Q - Entre les différentes parties ?
R - Oui. D'un côté le gouvernement malien, et de l'autre ce qu'on appelle le MNLA, et les Touaregs du Nord. Il y a eu des discussions tous ces jours-ci. Les diplomates internationaux sont intervenus. Nous avons nous-mêmes essayé de faciliter les choses. J'ai vu le texte, hier, qui est un bon texte et j'espère, si possible, qu'aujourd'hui même il sera signé.
Q - Le gouvernement apparemment voudrait le retoucher ?
R - Oui, mais le Premier ministre Cissoko me disait hier que c'était marginal. Nous pensons, avec nos partenaires européens, qu'il faut maintenant saisir le texte qui est sur la table. Si c'est le cas, ce sera un succès considérable puisque, en quelques mois, on sera passés d'une situation épouvantable au Mali à gagner sur le plan militaire, avoir les bases du développement économique et préparer les élections du mois de juillet. Donc les bases d'un accord sont sur la table et nous souhaitons que ces bases soient saisies.
Q - Les otages français, il y a un espoir ?

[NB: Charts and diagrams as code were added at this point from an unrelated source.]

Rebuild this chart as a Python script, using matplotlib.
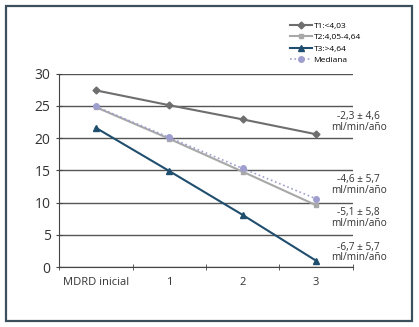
import matplotlib.pyplot as plt
from matplotlib.patches import Rectangle

# datos
categorias = ["MDRD inicial", "1", "2", "3"]
t1 = [27.4, 25.1, 22.9, 20.6]
t2 = [24.8, 19.9, 14.8, 9.6]
t3 = [21.6, 14.9, 8.1, 1.0]
mediana = [24.9, 20.1, 15.3, 10.6]

nombres = ["T1:<4,03", "T2:4,05-4,64", "T3:>4,64", "Mediana"]
pendientes = ["-2,3 \u00b1 4,6\nml/min/a\u00f1o", "-4,6 \u00b1 5,7\nml/min/a\u00f1o",
              "-5,1 \u00b1 5,8\nml/min/a\u00f1o", "-6,7 \u00b1 5,7\nml/min/a\u00f1o"]
pos_texto = [22.5, 12.7, 7.6, 2.3]

plt.rcParams['font.family'] = ['Open Sans', 'DejaVu Sans']

fig = plt.figure(figsize=(4.19, 3.27), dpi=100)
fig.patches.append(Rectangle((0.0143, 0.018), 0.969, 0.963, transform=fig.transFigure,
                             fill=False, edgecolor='#3b4f5c', lw=1.6))
ax = fig.add_axes([0.141, 0.183, 0.701, 0.592])

x = range(len(categorias))
ax.plot(x, t1, color='#6e6e6e', marker='D', ms=3.5, lw=1.5, label=nombres[0])
ax.plot(x, t2, color='#a8a8a8', marker='s', ms=3.5, lw=1.5, label=nombres[1])
ax.plot(x, t3, color='#1f4e6e', marker='^', ms=4, lw=1.5, label=nombres[2])
ax.plot(x, mediana, color='#9f9fcf', marker='o', ms=4, lw=1.2, ls=':', label=nombres[3])

ax.set_ylim(0, 30)
ax.set_xlim(-0.5, 3.5)
ax.set_yticks(range(0, 31, 5))
ax.set_xticks(list(x))
ax.set_xticklabels(categorias, fontsize=8, color='#333333')
ax.set_xticks([-0.5, 0.5, 1.5, 2.5, 3.5], minor=True)
ax.tick_params(axis='x', which='major', length=0, pad=7)
ax.tick_params(axis='x', which='minor', direction='inout', length=5, color='#444444')
ax.tick_params(axis='y', direction='inout', length=5, labelsize=10, labelcolor='#333333', color='#444444')
ax.yaxis.grid(True, color='#555555', lw=1)
ax.set_axisbelow(True)
for s in ['top', 'right']:
    ax.spines[s].set_visible(False)
ax.spines['left'].set_color('#444444')
ax.spines['bottom'].set_color('#444444')

for txt, yv in zip(pendientes, pos_texto):
    ax.text(3.58, yv, txt, fontsize=7.3, color='#333333', ha='center', va='center',
            linespacing=0.95, clip_on=False)

ax.legend(loc='upper left', bbox_to_anchor=(0.775, 1.285), frameon=False, fontsize=6,
          handlelength=2.6, labelspacing=0.45, handletextpad=0.2, borderaxespad=0)

fig.savefig("out.png", dpi=100)
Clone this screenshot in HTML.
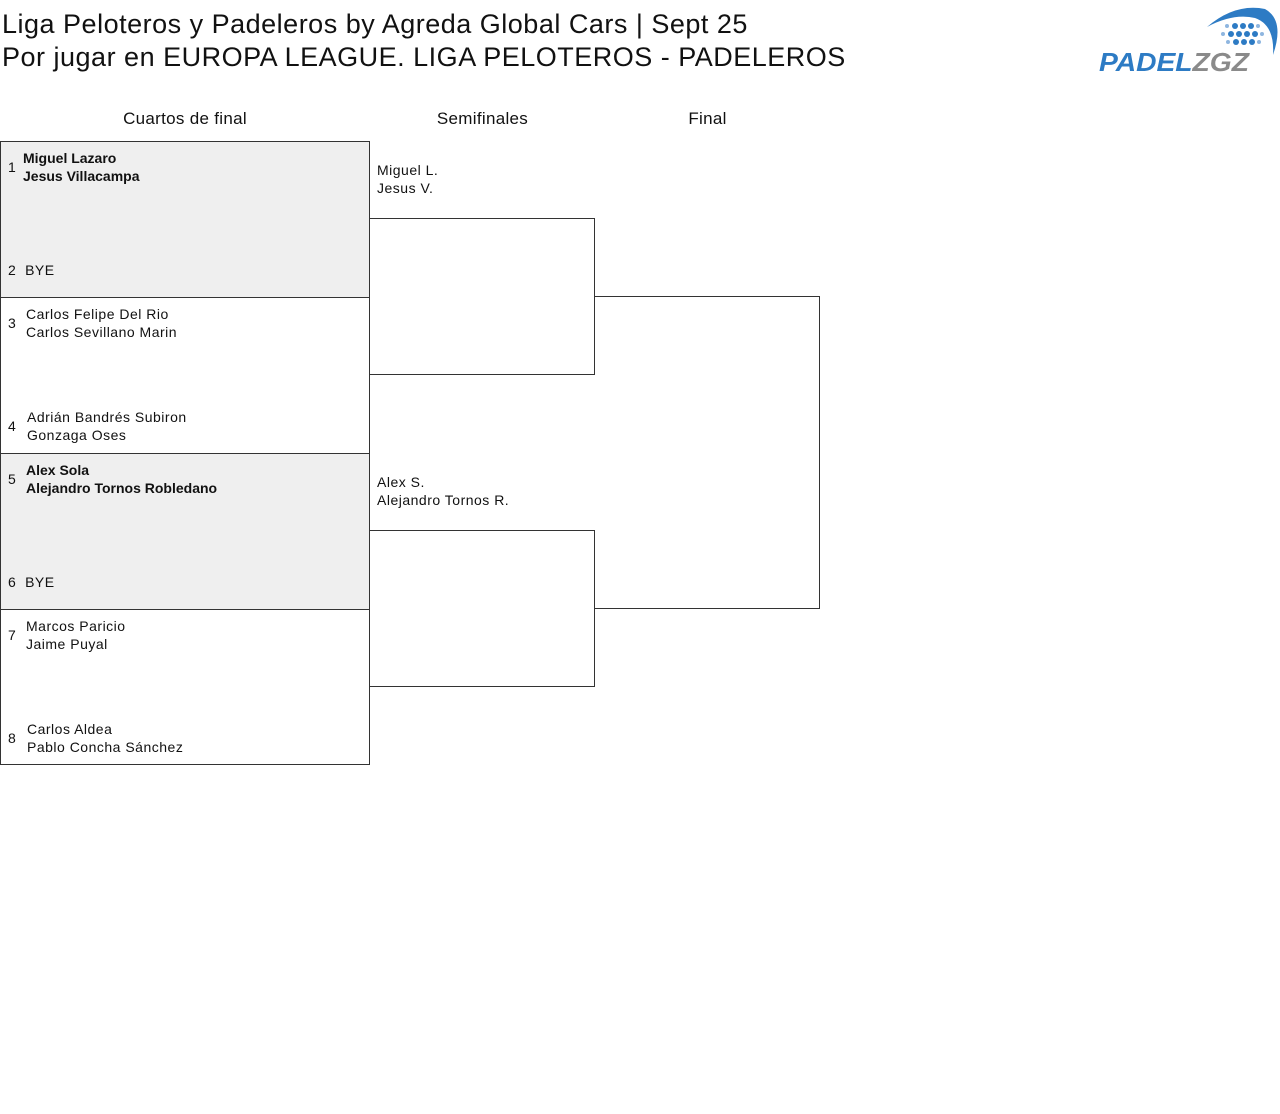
<!DOCTYPE html>
<html><head><meta charset="utf-8"><style>
body{margin:0;width:1280px;height:1114px;background:#fff;font-family:"Liberation Sans",sans-serif;color:#111;position:relative;overflow:hidden}
.a{position:absolute}
.t{font-size:27px;line-height:33px;left:2px;top:8px;letter-spacing:0.5px;font-weight:500}
.h{font-size:17px;top:109px;text-align:center;letter-spacing:0.3px}
.box{position:absolute;border:1px solid #333;box-sizing:border-box}
.s{font-size:14px;line-height:18px;position:absolute;letter-spacing:0.5px}
.b{font-weight:bold;letter-spacing:0}
</style></head><body>
<div class="a t">Liga Peloteros y Padeleros by Agreda Global Cars | Sept 25<br>Por jugar en EUROPA LEAGUE. LIGA PELOTEROS - PADELEROS</div>
<svg class="a" style="left:1095px;top:5px" width="185" height="70" viewBox="0 0 185 70">
<path d="M112 22 Q140 -2 170 4 Q190 15 178 50 Q180 20 160 13 Q138 8 112 22Z" fill="#2d7bc4"/>
<g fill="#2d7bc4"><circle cx="140" cy="21" r="3"/><circle cx="148" cy="21" r="3"/><circle cx="156" cy="21" r="3"/><circle cx="136" cy="29" r="3"/><circle cx="144" cy="29" r="3"/><circle cx="152" cy="29" r="3"/><circle cx="160" cy="29" r="3"/><circle cx="141" cy="37" r="3"/><circle cx="149" cy="37" r="3"/><circle cx="157" cy="37" r="3"/></g>
<g fill="#8fb6e0"><circle cx="128" cy="29" r="2"/><circle cx="167" cy="29" r="2"/><circle cx="133" cy="37" r="2"/><circle cx="164" cy="37" r="2"/><circle cx="132" cy="21" r="2"/><circle cx="163" cy="21" r="2"/></g>
<text x="4" y="66" font-family="Liberation Sans" font-weight="bold" font-style="italic" font-size="26" fill="#2d7bc4" textLength="150" lengthAdjust="spacingAndGlyphs">PADEL<tspan fill="#8a8a8a">ZGZ</tspan></text>
</svg>
<div class="a h" style="left:0;width:370px">Cuartos de final</div>
<div class="a h" style="left:370px;width:225px">Semifinales</div>
<div class="a h" style="left:595px;width:225px">Final</div>

<div class="box" style="left:0;top:141px;width:370px;height:157px;background:#efefef"></div>
<div class="box" style="left:0;top:297px;width:370px;height:157px"></div>
<div class="box" style="left:0;top:453px;width:370px;height:157px;background:#efefef"></div>
<div class="box" style="left:0;top:609px;width:370px;height:156px"></div>
<div class="box" style="left:369px;top:218px;width:226px;height:157px;border-left:none"></div>
<div class="box" style="left:369px;top:530px;width:226px;height:157px;border-left:none"></div>
<div class="box" style="left:594px;top:296px;width:226px;height:313px;border-left:none"></div>

<div class="s" style="left:8px;top:158px">1</div>
<div class="s b" style="left:23px;top:149px">Miguel Lazaro<br>Jesus Villacampa</div>
<div class="s" style="left:8px;top:261px">2&nbsp;&nbsp;BYE</div>
<div class="s" style="left:8px;top:314px">3</div>
<div class="s" style="left:26px;top:305px">Carlos Felipe Del Rio<br>Carlos Sevillano Marin</div>
<div class="s" style="left:8px;top:417px">4</div>
<div class="s" style="left:27px;top:408px">Adrián Bandrés Subiron<br>Gonzaga Oses</div>
<div class="s" style="left:8px;top:470px">5</div>
<div class="s b" style="left:26px;top:461px">Alex Sola<br>Alejandro Tornos Robledano</div>
<div class="s" style="left:8px;top:573px">6&nbsp;&nbsp;BYE</div>
<div class="s" style="left:8px;top:626px">7</div>
<div class="s" style="left:26px;top:617px">Marcos Paricio<br>Jaime Puyal</div>
<div class="s" style="left:8px;top:729px">8</div>
<div class="s" style="left:27px;top:720px">Carlos Aldea<br>Pablo Concha Sánchez</div>

<div class="s" style="left:377px;top:161px">Miguel L.<br>Jesus V.</div>
<div class="s" style="left:377px;top:473px">Alex S.<br>Alejandro Tornos R.</div>
</body></html>
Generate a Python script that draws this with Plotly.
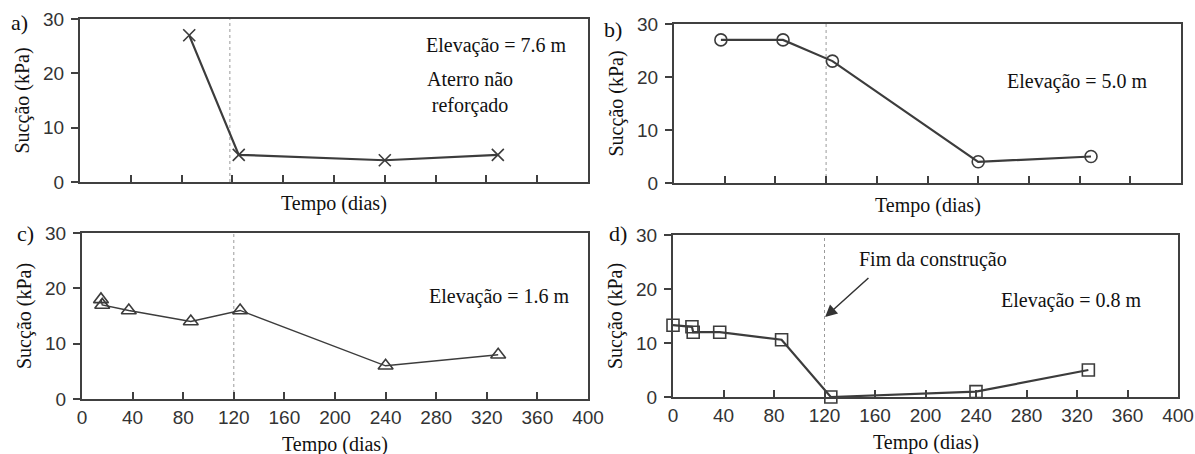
import plotly.graph_objects as go

W, H = 1195, 454

# ---- data ----
a_days = [86, 125, 240, 329]
a_succ = [27, 5, 4, 5]
b_days = [37, 86, 125, 240, 329]
b_succ = [27, 27, 23, 4, 5]
c_days = [15, 16, 37, 86, 125, 240, 329]
c_succ = [18, 17, 16, 14, 16, 6, 8]
d_days = [0, 15, 16, 37, 86, 125, 240, 329]
d_succ = [13.3, 13, 12, 12, 10.6, 0, 1, 5]
end_construction = [118, 120, 120, 120]
x_ticks = [0, 40, 80, 120, 160, 200, 240, 280, 320, 360, 400]
y_ticks = [0, 10, 20, 30]
elev_labels = ["Elevação = 7.6 m", "Elevação = 5.0 m", "Elevação = 1.6 m", "Elevação = 0.8 m"]
panel_labels = ["a)", "b)", "c)", "d)"]

def px(x):
    return x / W

def py(y):
    return 1 - y / H

# panel boxes in pixels: left, right, top, bottom
boxes = [(80, 588, 19, 182), (674, 1181, 24, 183), (82, 588, 233, 399), (673, 1178, 235, 397)]

LINE = "#3c3c3c"
AX = "#404040"
SERIF = "Liberation Serif, Times New Roman, serif"
SANS = "Liberation Sans, Arial, sans-serif"

fig = go.Figure()

series = [(a_days, a_succ, "x-thin-open", 12, 2.2),
          (b_days, b_succ, "circle-open", 12, 2.2),
          (c_days, c_succ, "triangle-up-open", 13, 1.4),
          (d_days, d_succ, "square-open", 12, 2.2)]

for i, (xs, ys, sym, ms, lw) in enumerate(series):
    n = "" if i == 0 else str(i + 1)
    # dotted end-of-construction line
    fig.add_trace(go.Scatter(x=[end_construction[i], end_construction[i]], y=[0, 30],
                             mode="lines", line=dict(color="#9a9a9a", width=1, dash="dot"),
                             xaxis="x" + n, yaxis="y" + n, showlegend=False, hoverinfo="skip"))
    fig.add_trace(go.Scatter(x=xs, y=ys, mode="lines+markers",
                             line=dict(color=LINE, width=lw),
                             marker=dict(symbol=sym, size=ms, color=LINE,
                                         line=dict(color=LINE, width=1.6)),
                             cliponaxis=False,
                             xaxis="x" + n, yaxis="y" + n, showlegend=False))

layout = dict(width=W, height=H, margin=dict(l=0, r=0, t=0, b=0, pad=0),
              paper_bgcolor="white", plot_bgcolor="white", showlegend=False)

annotations = []
for i, (l, r, t, b) in enumerate(boxes):
    n = "" if i == 0 else str(i + 1)
    bottom_row = i >= 2
    layout["xaxis" + n] = dict(domain=[px(l), px(r)], anchor="y" + n, range=[0, 400],
                               tickvals=x_ticks, showticklabels=bottom_row,
                               ticks="inside", ticklen=7, tickwidth=1.5, tickcolor=AX,
                               showline=True, mirror=True, linewidth=2, linecolor=AX,
                               showgrid=False, zeroline=False, ticklabelstandoff=0,
                               automargin=False,
                               tickfont=dict(family=SANS, size=19, color="#333"))
    layout["yaxis" + n] = dict(domain=[py(b), py(t)], anchor="x" + n, range=[0, 30],
                               tickvals=y_ticks, ticks="outside", ticklen=7, tickwidth=1.5,
                               tickcolor=AX, showline=True, mirror=True, linewidth=2,
                               linecolor=AX, showgrid=False, zeroline=False,
                               ticklabelstandoff=3, automargin=False,
                               tickfont=dict(family=SANS, size=19, color="#333"))
    # axis titles
    annotations.append(dict(text="Tempo (dias)", xref="paper", yref="paper",
                            x=px((l + r) / 2), y=py(b + 22 if not bottom_row else b + 45),
                            showarrow=False, font=dict(family=SERIF, size=20, color="#111"),
                            xanchor="center", yanchor="middle"))
    annotations.append(dict(text="Sucção (kPa)", xref="paper", yref="paper",
                            x=px(l - 58), y=py((t + b) / 2), textangle=-90,
                            showarrow=False, font=dict(family=SERIF, size=20, color="#111"),
                            xanchor="center", yanchor="middle"))

# panel letters
letter_pos = [(19, 23), (613, 30), (25, 233), (618, 233)]
for lab, (x, y) in zip(panel_labels, letter_pos):
    annotations.append(dict(text=lab, xref="paper", yref="paper", x=px(x), y=py(y),
                            showarrow=False, font=dict(family=SERIF, size=22, color="#111"),
                            xanchor="center", yanchor="middle"))

# elevation labels (data coords)
elev_pos = [(328, 25.2), (318, 19.1), (330, 18.5), (316, 17.9)]
for i, (txt, (x, y)) in enumerate(zip(elev_labels, elev_pos)):
    n = "" if i == 0 else str(i + 1)
    annotations.append(dict(text=txt, xref="x" + n, yref="y" + n, x=x, y=y,
                            showarrow=False, font=dict(family=SERIF, size=20, color="#111"),
                            xanchor="center", yanchor="middle"))

annotations.append(dict(text="Aterro não<br>reforçado", xref="x", yref="y", x=307, y=16.4,
                        showarrow=False, font=dict(family=SERIF, size=20, color="#111"),
                        xanchor="center", yanchor="middle", align="center"))

annotations.append(dict(text="Fim da construção", xref="x4", yref="y4", x=206, y=25.4,
                        showarrow=False, font=dict(family=SERIF, size=20, color="#111"),
                        xanchor="center", yanchor="middle"))
annotations.append(dict(text="", xref="x4", yref="y4", x=120.5, y=14.8,
                        ax=156, ay=22.3, axref="x4", ayref="y4",
                        showarrow=True, arrowhead=2, arrowsize=1.6, arrowwidth=1.5,
                        arrowcolor="#333"))

layout["annotations"] = annotations
fig.update_layout(**layout)
fig.write_html("out.html")
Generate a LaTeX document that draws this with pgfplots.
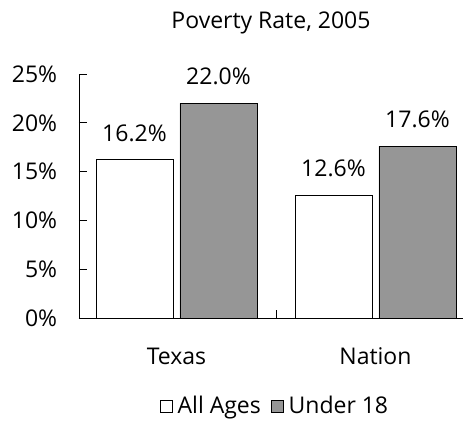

R - J'ai toujours la même attitude, nous nous en occupons vraiment jour après jour, toutes les forces de l'État sont mobilisées, mais je reste très, très discret parce que tout ce qui peut être dit malheureusement peut être aussi utilisé contre les otages. Vous avez vu, dans l'affaire Moulin-Fournier, nous avons réussi à les sortir d'affaire au Nigeria parce que nous avons été efficaces et discrets. J'espère qu'il en sera de même pour les otages encore détenus.
Q - Sujet tout à fait différent, la France va organiser une conférence sur le réchauffement climatique, que va-t-elle proposer ?
R - Cela va être la grande conférence 2015. On commence à la préparer maintenant. C'est la grande conférence qui va proposer comment lutter contre le changement climatique. Vous savez qu'on avait dit que, si on n'était pas efficace, la température allait monter de deux degrés, les scientifiques nous disent que ce sera encore davantage. Il faut donc agir d'urgence au niveau mondial.
La France se propose d'accueillir tout le monde en 2015 à Paris et nous commençons, avec mes collègues du gouvernement, à travailler là-dessus. Ce sera la grande tâche des mois qui viennent.